◆ EXERCISE MATERIALS:
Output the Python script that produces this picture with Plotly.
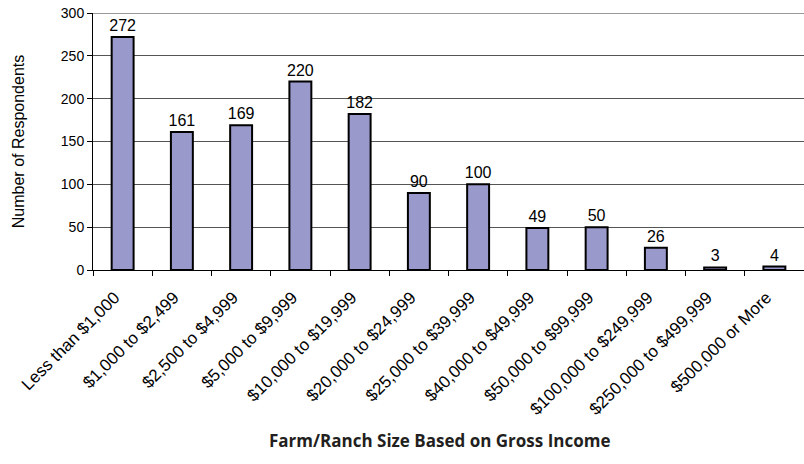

* * *

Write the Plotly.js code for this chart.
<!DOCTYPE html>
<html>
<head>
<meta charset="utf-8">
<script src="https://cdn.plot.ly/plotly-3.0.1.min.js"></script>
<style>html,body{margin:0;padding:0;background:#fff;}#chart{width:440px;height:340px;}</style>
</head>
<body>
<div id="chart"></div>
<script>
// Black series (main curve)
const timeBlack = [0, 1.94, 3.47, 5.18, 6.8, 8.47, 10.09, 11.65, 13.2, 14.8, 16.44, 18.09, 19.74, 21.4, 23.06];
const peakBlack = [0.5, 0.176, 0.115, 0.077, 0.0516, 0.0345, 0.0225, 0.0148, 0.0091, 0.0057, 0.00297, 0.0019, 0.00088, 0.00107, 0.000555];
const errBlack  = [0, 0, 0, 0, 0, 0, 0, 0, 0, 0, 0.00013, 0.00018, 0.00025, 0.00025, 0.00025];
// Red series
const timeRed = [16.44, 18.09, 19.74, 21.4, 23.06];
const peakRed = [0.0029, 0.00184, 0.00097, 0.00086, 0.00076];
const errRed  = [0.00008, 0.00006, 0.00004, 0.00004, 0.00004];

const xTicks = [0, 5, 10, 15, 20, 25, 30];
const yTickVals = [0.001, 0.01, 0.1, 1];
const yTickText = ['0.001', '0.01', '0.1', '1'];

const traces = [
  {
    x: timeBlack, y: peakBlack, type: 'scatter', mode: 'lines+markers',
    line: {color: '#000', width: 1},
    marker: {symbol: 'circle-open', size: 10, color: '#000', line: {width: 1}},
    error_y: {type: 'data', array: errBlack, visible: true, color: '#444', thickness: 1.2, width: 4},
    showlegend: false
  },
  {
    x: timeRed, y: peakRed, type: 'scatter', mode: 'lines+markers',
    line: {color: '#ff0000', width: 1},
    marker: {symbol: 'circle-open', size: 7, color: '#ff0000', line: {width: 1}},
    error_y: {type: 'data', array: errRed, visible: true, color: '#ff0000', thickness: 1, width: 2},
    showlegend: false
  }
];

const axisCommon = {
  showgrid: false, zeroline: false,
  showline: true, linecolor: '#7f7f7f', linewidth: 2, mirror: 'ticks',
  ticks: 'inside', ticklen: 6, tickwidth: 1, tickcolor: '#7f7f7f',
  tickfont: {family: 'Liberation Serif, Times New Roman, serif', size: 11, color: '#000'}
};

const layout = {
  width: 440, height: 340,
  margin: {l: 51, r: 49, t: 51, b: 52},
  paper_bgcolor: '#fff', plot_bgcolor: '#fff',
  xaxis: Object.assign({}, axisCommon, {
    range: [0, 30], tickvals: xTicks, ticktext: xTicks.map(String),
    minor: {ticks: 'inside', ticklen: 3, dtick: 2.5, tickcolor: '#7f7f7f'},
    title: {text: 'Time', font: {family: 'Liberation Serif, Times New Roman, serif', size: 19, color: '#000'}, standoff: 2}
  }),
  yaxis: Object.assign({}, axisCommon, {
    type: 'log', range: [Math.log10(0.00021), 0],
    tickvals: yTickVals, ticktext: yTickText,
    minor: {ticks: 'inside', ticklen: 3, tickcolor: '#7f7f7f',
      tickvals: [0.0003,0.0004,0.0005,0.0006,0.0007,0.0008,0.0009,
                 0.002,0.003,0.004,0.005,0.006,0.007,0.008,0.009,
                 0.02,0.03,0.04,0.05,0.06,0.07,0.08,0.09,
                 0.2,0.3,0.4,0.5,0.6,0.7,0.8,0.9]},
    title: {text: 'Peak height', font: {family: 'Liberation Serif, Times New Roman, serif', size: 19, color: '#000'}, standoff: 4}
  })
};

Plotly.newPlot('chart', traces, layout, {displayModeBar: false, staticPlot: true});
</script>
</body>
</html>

◆ TASK: Starting with the line with "Write the Plotly.js code for this chart." and ending with the line with "const yTickText = ['0.001', '0.01', '0.1', '1'];", extract every line exactly and nothing outside that span.

◆ TASK ANSWER:
Write the Plotly.js code for this chart.
<!DOCTYPE html>
<html>
<head>
<meta charset="utf-8">
<script src="https://cdn.plot.ly/plotly-3.0.1.min.js"></script>
<style>html,body{margin:0;padding:0;background:#fff;}#chart{width:440px;height:340px;}</style>
</head>
<body>
<div id="chart"></div>
<script>
// Black series (main curve)
const timeBlack = [0, 1.94, 3.47, 5.18, 6.8, 8.47, 10.09, 11.65, 13.2, 14.8, 16.44, 18.09, 19.74, 21.4, 23.06];
const peakBlack = [0.5, 0.176, 0.115, 0.077, 0.0516, 0.0345, 0.0225, 0.0148, 0.0091, 0.0057, 0.00297, 0.0019, 0.00088, 0.00107, 0.000555];
const errBlack  = [0, 0, 0, 0, 0, 0, 0, 0, 0, 0, 0.00013, 0.00018, 0.00025, 0.00025, 0.00025];
// Red series
const timeRed = [16.44, 18.09, 19.74, 21.4, 23.06];
const peakRed = [0.0029, 0.00184, 0.00097, 0.00086, 0.00076];
const errRed  = [0.00008, 0.00006, 0.00004, 0.00004, 0.00004];

const xTicks = [0, 5, 10, 15, 20, 25, 30];
const yTickVals = [0.001, 0.01, 0.1, 1];
const yTickText = ['0.001', '0.01', '0.1', '1'];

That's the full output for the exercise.